You do not have to spend $20 on a corner brace for your next piece of Campaign-style furniture. You can, in fact, spend less than 98 cents per brace and pick them up at your corner hardware store.
While finishing up work on the folding bookcase I’ve been working on the last couple weeks, I walked down to our local hardware store to pick up some cork feet for the bookcase so it wouldn’t scratch the living snot out of the furniture below it.
At the hardware store, I spied some brass mending plates and corner braces that look darn near like the hardware shown on many old piece of Campaign furniture I’ve been researching. A pack of four plates was $3.89. I snatched several sizes and shapes to mess around with in my shop.
The good news: These are available everywhere. You can find them at home centers and hardware stores in a wide variety of shapes, sizes and finishes. You aren’t going to find a corner brace with an ogee ornament, but that’s the price of frugality.

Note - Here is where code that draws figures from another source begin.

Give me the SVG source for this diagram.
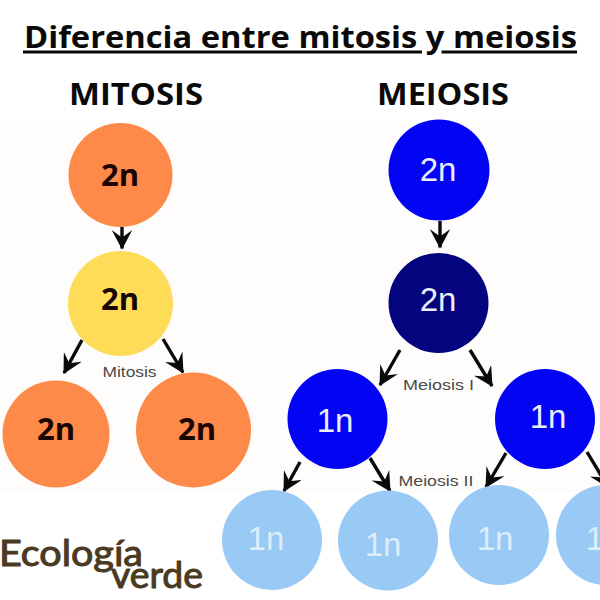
<svg xmlns="http://www.w3.org/2000/svg" width="600" height="600" viewBox="0 0 600 600">
<style>
.os{font-family:"Open Sans","Liberation Sans",sans-serif;font-weight:700;fill:#0a0a0a}
.n2{font-family:"Open Sans","Liberation Sans",sans-serif;font-weight:700;font-size:31px;fill:#1a0505;text-anchor:middle}
.w{font-family:"Liberation Sans",sans-serif;font-size:33px;text-anchor:middle}
.lab{font-family:"Liberation Sans",sans-serif;font-size:14.5px;fill:#4a4a4a;text-anchor:middle}
.logo{font-family:Lato,"Open Sans",sans-serif;font-weight:400;fill:#4a3a22;stroke:#4a3a22;stroke-width:1;stroke-linejoin:round}
.o{fill:#fd8a48}.y{fill:#fedc57}.b{fill:#0404f4}.d{fill:#04047f}.l{fill:#99c9f5}
.wt{fill:#e8eefa}.lt{fill:#dcedfb}
#connectors path{fill:none;stroke:#0a0a0a;stroke-width:3.4;marker-end:url(#ah)}
</style>
<defs>
<marker id="ah" viewBox="0 0 10 10" refX="9" refY="5" markerWidth="6" markerHeight="6" orient="auto"><path d="M9.5 5 L0 0 L3.6 5 L0 10 Z" fill="#0a0a0a"/></marker>
</defs>
<rect width="600" height="600" fill="#fff"/>
<rect x="0" y="122" width="600" height="370" fill="#fefdfc"/>
<text id="title" class="os" x="24" y="48" font-size="30.6" textLength="553" lengthAdjust="spacingAndGlyphs">Diferencia entre mitosis y meiosis</text>
<rect x="23" y="50.5" width="399" height="3" fill="#0a0a0a"/>
<rect x="441.5" y="50.5" width="135.5" height="3" fill="#0a0a0a"/>
<text class="os" x="69" y="105" font-size="30.5" textLength="134" lengthAdjust="spacingAndGlyphs">MITOSIS</text>
<text class="os" x="377" y="105" font-size="30.5" textLength="132" lengthAdjust="spacingAndGlyphs">MEIOSIS</text>
<g id="connectors">
<path d="M122 227V248.5"/>
<path d="M82 340L64 373"/>
<path d="M163 339L183 372.5"/>
<path d="M440 221V247.5"/>
<path d="M400 350L380 385"/>
<path d="M470 350L492 386"/>
<path d="M300 462L284 491"/>
<path d="M370 458L390 491"/>
<path d="M506 453L486 487"/>
<path d="M587 452L608 487"/>
</g>
<g id="m1"><circle class="o" cx="120.5" cy="175" r="52"/><text class="n2" x="120" y="186">2n</text></g>
<g id="m2"><circle class="y" cx="120.5" cy="303.5" r="52.5"/><text class="n2" x="120" y="310">2n</text></g>
<g id="m3"><circle class="o" cx="56" cy="434" r="53.5"/><text class="n2" x="56" y="440">2n</text></g>
<g id="m4"><circle class="o" cx="193.5" cy="430" r="57.5"/><text class="n2" x="197" y="440">2n</text></g>
<text id="lab-mitosis" class="lab" x="129.5" y="377" textLength="54" lengthAdjust="spacingAndGlyphs">Mitosis</text>
<g id="e1"><circle class="b" cx="439" cy="170" r="50.5"/><text class="w wt" x="438" y="181">2n</text></g>
<g id="e2"><circle class="d" cx="438.5" cy="303" r="50"/><text class="w wt" x="438" y="311">2n</text></g>
<g id="e3"><circle class="b" cx="337.5" cy="419" r="50"/><text class="w wt" x="335" y="432">1n</text></g>
<g id="e4"><circle class="b" cx="545" cy="419" r="50"/><text class="w wt" x="548" y="428">1n</text></g>
<text id="lab-m1" class="lab" x="438.5" y="390" textLength="71" lengthAdjust="spacingAndGlyphs">Meiosis I</text>
<text id="lab-m2" class="lab" x="436" y="486" textLength="75" lengthAdjust="spacingAndGlyphs">Meiosis II</text>
<g id="e5"><circle class="l" cx="272" cy="540" r="50"/><text class="w lt" x="266" y="550">1n</text></g>
<g id="e6"><circle class="l" cx="388" cy="540.5" r="50"/><text class="w lt" x="383" y="556">1n</text></g>
<g id="e7"><circle class="l" cx="499" cy="535" r="50"/><text class="w lt" x="495" y="550">1n</text></g>
<g id="e8"><circle class="l" cx="606" cy="535" r="50"/><text class="w lt" x="604" y="550">1n</text></g>
<g id="logo">
<text class="logo" x="-1" y="566" font-size="36" textLength="144" lengthAdjust="spacingAndGlyphs">Ecología</text>
<text class="logo" x="111" y="588" font-size="36" textLength="92" lengthAdjust="spacingAndGlyphs">verde</text>
</g>
</svg>
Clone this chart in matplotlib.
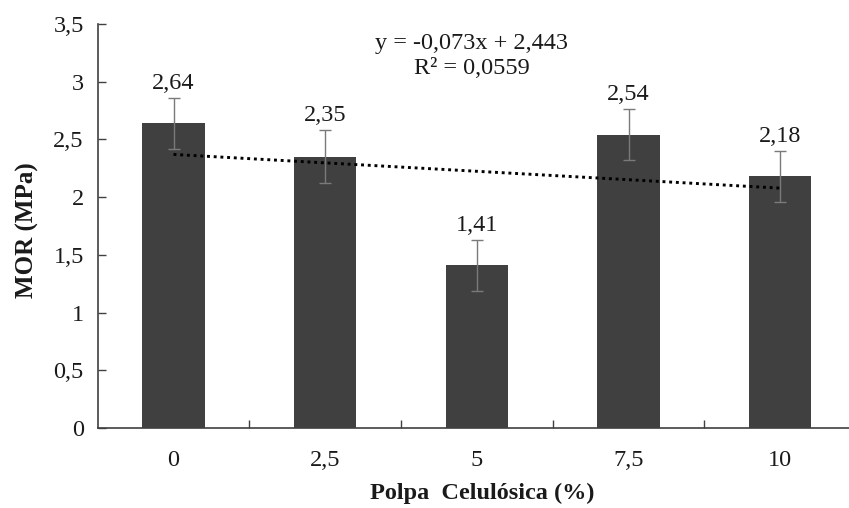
import matplotlib

matplotlib.use("Agg")
import matplotlib.pyplot as plt
import numpy as np

# values
categories = ["0", "2,5", "5", "7,5", "10"]
mor = [2.64, 2.35, 1.41, 2.54, 2.18]
mor_err = [0.22, 0.23, 0.22, 0.22, 0.22]
yticks = [0, 0.5, 1, 1.5, 2, 2.5, 3, 3.5]

BAR = "#404040"
AXIS = "#404040"
TXT = "#1a1a1a"
FS = 17.5

plt.rcParams["font.family"] = ["Liberation Serif", "DejaVu Serif"]

fig = plt.figure(figsize=(8.49, 5.08), dpi=100)
ax = fig.add_axes([97.7 / 849, 80 / 508, 1 - 97.7 / 849, 404 / 508])

x = np.arange(len(mor))
ax.bar(x, mor, width=0.41, color=BAR, zorder=2)
ax.errorbar(x, mor, yerr=mor_err, fmt="none", ecolor="#7a7a7a", elinewidth=1.0,
            capsize=4.3, capthick=1.0, zorder=3)

# linear trend over category index 1..n (Excel style)
k, b = np.polyfit(x + 1, mor, 1)
ax.plot(x, k * (x + 1) + b, color="black", lw=2.1, ls=(0, (1, 1.3)),
        dash_capstyle="butt", zorder=4)

for xi, v, e in zip(x, mor, mor_err):
    ax.annotate(f"{v:.2f}".replace(".", ","), (xi, v + e), xytext=(0, 3),
                textcoords="offset points", ha="center", va="bottom",
                fontsize=FS, color=TXT)

ax.set_ylim(0, 3.5)
ax.set_xlim(-0.5, 4.5 - 7 / 151.6)
ax.set_yticks(yticks)
ax.set_yticklabels([f"{t:g}".replace(".", ",") for t in yticks])
ax.set_xticks(x)
ax.set_xticklabels(categories)
ax.set_xticks(x[:-1] + 0.5, minor=True)
ax.tick_params(axis="y", direction="in", length=6, width=1, color=AXIS,
               labelsize=FS, labelcolor=TXT, pad=10)
ax.tick_params(axis="x", which="major", length=0, labelsize=FS, labelcolor=TXT, pad=16)
ax.tick_params(axis="x", which="minor", direction="in", length=6, width=1, color=AXIS)

for s in ("top", "right"):
    ax.spines[s].set_visible(False)
for s in ("left", "bottom"):
    ax.spines[s].set_color(AXIS)
    ax.spines[s].set_linewidth(1.2)

fig.text(27 / 849, 1 - 230 / 508, "MOR (MPa)", rotation=90, ha="center", va="center",
         fontsize=FS + 0.5, fontweight="bold", color=TXT)
fig.text(482 / 849, 1 - 493 / 508, "Polpa  Celulósica (%)", ha="center", va="center",
         fontsize=FS, fontweight="bold", color=TXT)

fig.text(472 / 849, 1 - 43 / 508, "y = -0,073x + 2,443", ha="center", va="center",
         fontsize=FS, color=TXT)
fig.text(472 / 849, 1 - 69 / 508, "R² = 0,0559", ha="center", va="center",
         fontsize=FS, color=TXT)

fig.savefig("out.png", dpi=100)
plt.close(fig)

More good news: They don’t totally suck a lemon turd. From a distance, they look pretty good. With some careful insetting and some new screws, them might pass – like bringing home a top-notch cross-dresser to meet maw and pa.
The bad news. The “brass” is one molecule thick on these babies. If you rub them the wrong way with your thumb, the brass will disappear.
Other bad news: On some corner braces the countersink for the screws is on the wrong side of the hardware. These braces are supposed to be used on inside corners. If you have a countersink bit, this problem is easy to remedy.
The bottom line: Don’t buy the “brass” ones. Buy the steel ones and make them gunky with a combination of gun blue, flame and urine. That will give them the grunge they need to look sweet.
I plan to make a lap desk or small chest using these braces – after they have been given a golden shower and the torch (just kidding about the pee-pee). They really are not as bad as I thought they would be. And at less than $1 each, it’s hard to complain.